-- Provided material --
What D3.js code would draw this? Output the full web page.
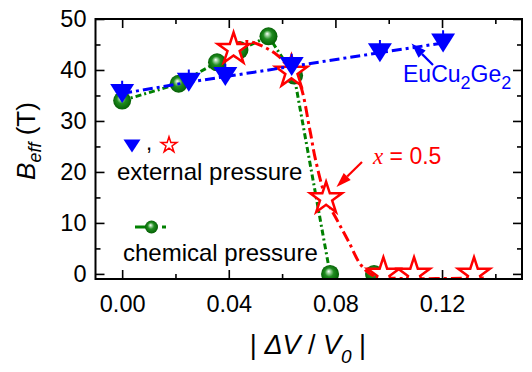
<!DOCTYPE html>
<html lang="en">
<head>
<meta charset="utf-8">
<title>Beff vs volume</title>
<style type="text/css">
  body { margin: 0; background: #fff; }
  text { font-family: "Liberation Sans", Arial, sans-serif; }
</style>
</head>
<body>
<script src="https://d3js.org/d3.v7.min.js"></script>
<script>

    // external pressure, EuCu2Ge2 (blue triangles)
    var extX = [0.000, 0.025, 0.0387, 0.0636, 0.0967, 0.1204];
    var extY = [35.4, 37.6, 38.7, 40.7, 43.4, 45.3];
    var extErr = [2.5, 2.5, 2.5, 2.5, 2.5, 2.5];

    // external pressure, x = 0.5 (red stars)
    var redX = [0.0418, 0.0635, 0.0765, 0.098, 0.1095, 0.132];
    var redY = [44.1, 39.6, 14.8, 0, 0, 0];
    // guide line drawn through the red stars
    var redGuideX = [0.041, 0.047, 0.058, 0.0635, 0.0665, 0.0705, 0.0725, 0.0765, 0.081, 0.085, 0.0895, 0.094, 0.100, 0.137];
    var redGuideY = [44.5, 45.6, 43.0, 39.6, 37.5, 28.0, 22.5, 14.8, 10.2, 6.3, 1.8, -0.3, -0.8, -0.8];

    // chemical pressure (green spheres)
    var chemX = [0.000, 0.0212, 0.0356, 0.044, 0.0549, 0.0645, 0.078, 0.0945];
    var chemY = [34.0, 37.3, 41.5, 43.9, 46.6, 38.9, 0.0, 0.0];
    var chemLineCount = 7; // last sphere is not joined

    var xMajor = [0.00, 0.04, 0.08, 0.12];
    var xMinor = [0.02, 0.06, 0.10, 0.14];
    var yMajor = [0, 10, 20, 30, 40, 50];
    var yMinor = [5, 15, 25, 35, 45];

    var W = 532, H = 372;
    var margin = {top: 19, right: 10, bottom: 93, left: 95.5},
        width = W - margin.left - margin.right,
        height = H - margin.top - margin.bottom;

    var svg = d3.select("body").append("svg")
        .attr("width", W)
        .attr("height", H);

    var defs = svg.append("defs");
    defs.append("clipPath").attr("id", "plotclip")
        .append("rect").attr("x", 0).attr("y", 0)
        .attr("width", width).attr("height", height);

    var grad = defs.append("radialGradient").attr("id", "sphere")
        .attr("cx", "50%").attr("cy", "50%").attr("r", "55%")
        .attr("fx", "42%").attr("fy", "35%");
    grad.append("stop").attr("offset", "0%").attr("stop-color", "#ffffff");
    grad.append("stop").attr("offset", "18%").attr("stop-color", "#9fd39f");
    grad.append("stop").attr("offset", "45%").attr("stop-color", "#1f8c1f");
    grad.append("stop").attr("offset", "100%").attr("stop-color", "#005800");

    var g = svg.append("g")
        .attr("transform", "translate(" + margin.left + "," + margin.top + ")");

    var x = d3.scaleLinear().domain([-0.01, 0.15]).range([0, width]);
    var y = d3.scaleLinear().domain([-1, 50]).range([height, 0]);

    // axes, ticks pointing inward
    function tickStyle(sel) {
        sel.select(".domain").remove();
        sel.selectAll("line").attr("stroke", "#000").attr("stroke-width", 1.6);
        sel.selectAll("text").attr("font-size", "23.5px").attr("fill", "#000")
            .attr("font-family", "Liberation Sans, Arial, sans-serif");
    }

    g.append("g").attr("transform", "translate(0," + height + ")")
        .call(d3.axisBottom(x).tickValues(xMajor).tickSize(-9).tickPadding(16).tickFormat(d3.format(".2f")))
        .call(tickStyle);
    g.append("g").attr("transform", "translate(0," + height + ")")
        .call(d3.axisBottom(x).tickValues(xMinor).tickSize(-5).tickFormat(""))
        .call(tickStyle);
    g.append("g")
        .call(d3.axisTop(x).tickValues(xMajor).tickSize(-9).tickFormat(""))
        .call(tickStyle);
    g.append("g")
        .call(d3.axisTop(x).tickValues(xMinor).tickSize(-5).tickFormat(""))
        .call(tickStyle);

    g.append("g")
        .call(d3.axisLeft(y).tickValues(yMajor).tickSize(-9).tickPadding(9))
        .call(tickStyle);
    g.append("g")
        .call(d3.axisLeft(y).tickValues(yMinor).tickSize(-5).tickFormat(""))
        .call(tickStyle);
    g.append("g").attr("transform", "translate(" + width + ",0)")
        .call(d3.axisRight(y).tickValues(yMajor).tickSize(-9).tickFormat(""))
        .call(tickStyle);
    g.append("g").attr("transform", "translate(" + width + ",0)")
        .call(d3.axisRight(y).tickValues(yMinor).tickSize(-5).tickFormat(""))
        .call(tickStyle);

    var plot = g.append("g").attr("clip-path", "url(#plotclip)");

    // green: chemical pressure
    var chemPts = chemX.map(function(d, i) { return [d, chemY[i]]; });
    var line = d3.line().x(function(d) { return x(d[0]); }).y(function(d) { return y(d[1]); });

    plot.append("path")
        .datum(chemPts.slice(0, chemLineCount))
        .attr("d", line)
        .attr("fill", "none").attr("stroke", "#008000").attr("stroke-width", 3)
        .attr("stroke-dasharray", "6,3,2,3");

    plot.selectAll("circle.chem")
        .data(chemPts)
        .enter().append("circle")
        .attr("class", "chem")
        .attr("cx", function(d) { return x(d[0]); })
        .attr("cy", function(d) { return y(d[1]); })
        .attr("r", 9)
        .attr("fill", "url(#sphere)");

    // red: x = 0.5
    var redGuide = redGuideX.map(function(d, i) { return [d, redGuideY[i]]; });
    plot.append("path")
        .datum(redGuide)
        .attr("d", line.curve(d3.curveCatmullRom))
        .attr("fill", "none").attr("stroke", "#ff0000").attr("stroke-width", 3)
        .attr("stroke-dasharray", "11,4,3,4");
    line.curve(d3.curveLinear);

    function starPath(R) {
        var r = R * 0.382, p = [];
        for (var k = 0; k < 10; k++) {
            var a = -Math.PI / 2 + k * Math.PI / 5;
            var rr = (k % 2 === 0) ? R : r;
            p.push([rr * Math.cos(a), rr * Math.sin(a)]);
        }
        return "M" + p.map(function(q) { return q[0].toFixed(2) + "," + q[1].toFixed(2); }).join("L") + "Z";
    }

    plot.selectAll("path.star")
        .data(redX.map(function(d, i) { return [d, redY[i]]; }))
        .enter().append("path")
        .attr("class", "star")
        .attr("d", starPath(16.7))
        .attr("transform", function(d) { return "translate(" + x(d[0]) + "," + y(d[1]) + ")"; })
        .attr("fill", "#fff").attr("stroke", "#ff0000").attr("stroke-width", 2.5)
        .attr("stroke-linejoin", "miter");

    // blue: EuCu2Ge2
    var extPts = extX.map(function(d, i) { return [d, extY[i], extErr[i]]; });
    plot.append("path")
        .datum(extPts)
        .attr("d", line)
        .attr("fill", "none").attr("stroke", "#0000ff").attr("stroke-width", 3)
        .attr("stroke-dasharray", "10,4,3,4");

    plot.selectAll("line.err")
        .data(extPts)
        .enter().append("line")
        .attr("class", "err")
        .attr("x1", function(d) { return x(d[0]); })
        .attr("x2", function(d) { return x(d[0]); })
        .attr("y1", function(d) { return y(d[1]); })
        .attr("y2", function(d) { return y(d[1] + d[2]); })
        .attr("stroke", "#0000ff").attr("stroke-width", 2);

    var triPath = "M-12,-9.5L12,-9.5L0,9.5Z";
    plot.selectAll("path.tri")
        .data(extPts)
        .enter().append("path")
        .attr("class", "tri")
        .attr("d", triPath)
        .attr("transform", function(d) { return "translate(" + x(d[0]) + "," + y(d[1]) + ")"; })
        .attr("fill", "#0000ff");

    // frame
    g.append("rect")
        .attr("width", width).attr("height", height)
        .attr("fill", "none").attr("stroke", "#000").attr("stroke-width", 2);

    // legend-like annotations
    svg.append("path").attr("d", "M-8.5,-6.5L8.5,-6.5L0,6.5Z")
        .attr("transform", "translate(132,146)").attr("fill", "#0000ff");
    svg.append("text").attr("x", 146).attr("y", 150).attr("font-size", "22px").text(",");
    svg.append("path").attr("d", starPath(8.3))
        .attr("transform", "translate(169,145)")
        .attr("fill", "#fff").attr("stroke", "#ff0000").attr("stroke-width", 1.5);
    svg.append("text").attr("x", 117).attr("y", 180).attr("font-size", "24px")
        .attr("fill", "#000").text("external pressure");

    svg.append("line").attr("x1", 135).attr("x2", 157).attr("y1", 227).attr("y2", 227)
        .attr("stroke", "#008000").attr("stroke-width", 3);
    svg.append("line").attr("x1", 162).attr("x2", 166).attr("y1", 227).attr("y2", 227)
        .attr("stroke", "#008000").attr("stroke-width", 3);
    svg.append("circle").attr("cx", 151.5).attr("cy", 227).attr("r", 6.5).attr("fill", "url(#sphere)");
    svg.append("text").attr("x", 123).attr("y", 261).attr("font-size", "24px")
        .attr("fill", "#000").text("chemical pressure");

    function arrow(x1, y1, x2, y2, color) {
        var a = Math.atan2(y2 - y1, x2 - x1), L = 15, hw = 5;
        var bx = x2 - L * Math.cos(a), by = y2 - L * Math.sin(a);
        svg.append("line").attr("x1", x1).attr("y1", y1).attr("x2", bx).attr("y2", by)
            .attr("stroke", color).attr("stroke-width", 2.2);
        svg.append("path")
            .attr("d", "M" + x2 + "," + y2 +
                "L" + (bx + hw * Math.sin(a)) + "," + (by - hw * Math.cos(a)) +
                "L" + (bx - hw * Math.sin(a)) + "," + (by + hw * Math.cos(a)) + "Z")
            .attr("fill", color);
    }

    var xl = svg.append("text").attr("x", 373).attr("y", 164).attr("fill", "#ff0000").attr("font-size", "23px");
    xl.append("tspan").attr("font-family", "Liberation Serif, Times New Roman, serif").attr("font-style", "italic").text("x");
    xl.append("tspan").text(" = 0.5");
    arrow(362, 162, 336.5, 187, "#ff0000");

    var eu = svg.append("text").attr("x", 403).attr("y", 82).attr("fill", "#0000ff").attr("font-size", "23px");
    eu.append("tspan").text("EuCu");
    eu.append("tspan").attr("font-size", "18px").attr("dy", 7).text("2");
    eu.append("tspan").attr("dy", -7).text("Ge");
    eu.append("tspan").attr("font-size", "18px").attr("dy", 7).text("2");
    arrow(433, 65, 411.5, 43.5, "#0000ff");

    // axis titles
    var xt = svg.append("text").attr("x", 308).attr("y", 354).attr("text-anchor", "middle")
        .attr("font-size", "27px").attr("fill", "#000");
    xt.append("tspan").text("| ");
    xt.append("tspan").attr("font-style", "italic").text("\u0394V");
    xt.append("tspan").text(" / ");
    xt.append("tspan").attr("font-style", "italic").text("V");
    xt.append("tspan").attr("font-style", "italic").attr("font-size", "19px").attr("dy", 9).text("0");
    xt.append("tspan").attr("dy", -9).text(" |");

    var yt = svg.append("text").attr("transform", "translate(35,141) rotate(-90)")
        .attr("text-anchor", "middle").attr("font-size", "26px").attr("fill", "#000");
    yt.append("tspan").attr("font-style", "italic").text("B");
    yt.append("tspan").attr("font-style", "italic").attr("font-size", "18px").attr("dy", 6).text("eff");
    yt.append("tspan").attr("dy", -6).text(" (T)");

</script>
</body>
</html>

-- Short problem --
Everything from the first line to the line with "var extErr = [2.5, 2.5, 2.5, 2.5, 2.5, 2.5];" must be repeated exactly, and nothing else. Leave the pictures out.

-- Completed task --
What D3.js code would draw this? Output the full web page.
<!DOCTYPE html>
<html lang="en">
<head>
<meta charset="utf-8">
<title>Beff vs volume</title>
<style type="text/css">
  body { margin: 0; background: #fff; }
  text { font-family: "Liberation Sans", Arial, sans-serif; }
</style>
</head>
<body>
<script src="https://d3js.org/d3.v7.min.js"></script>
<script>

    // external pressure, EuCu2Ge2 (blue triangles)
    var extX = [0.000, 0.025, 0.0387, 0.0636, 0.0967, 0.1204];
    var extY = [35.4, 37.6, 38.7, 40.7, 43.4, 45.3];
    var extErr = [2.5, 2.5, 2.5, 2.5, 2.5, 2.5];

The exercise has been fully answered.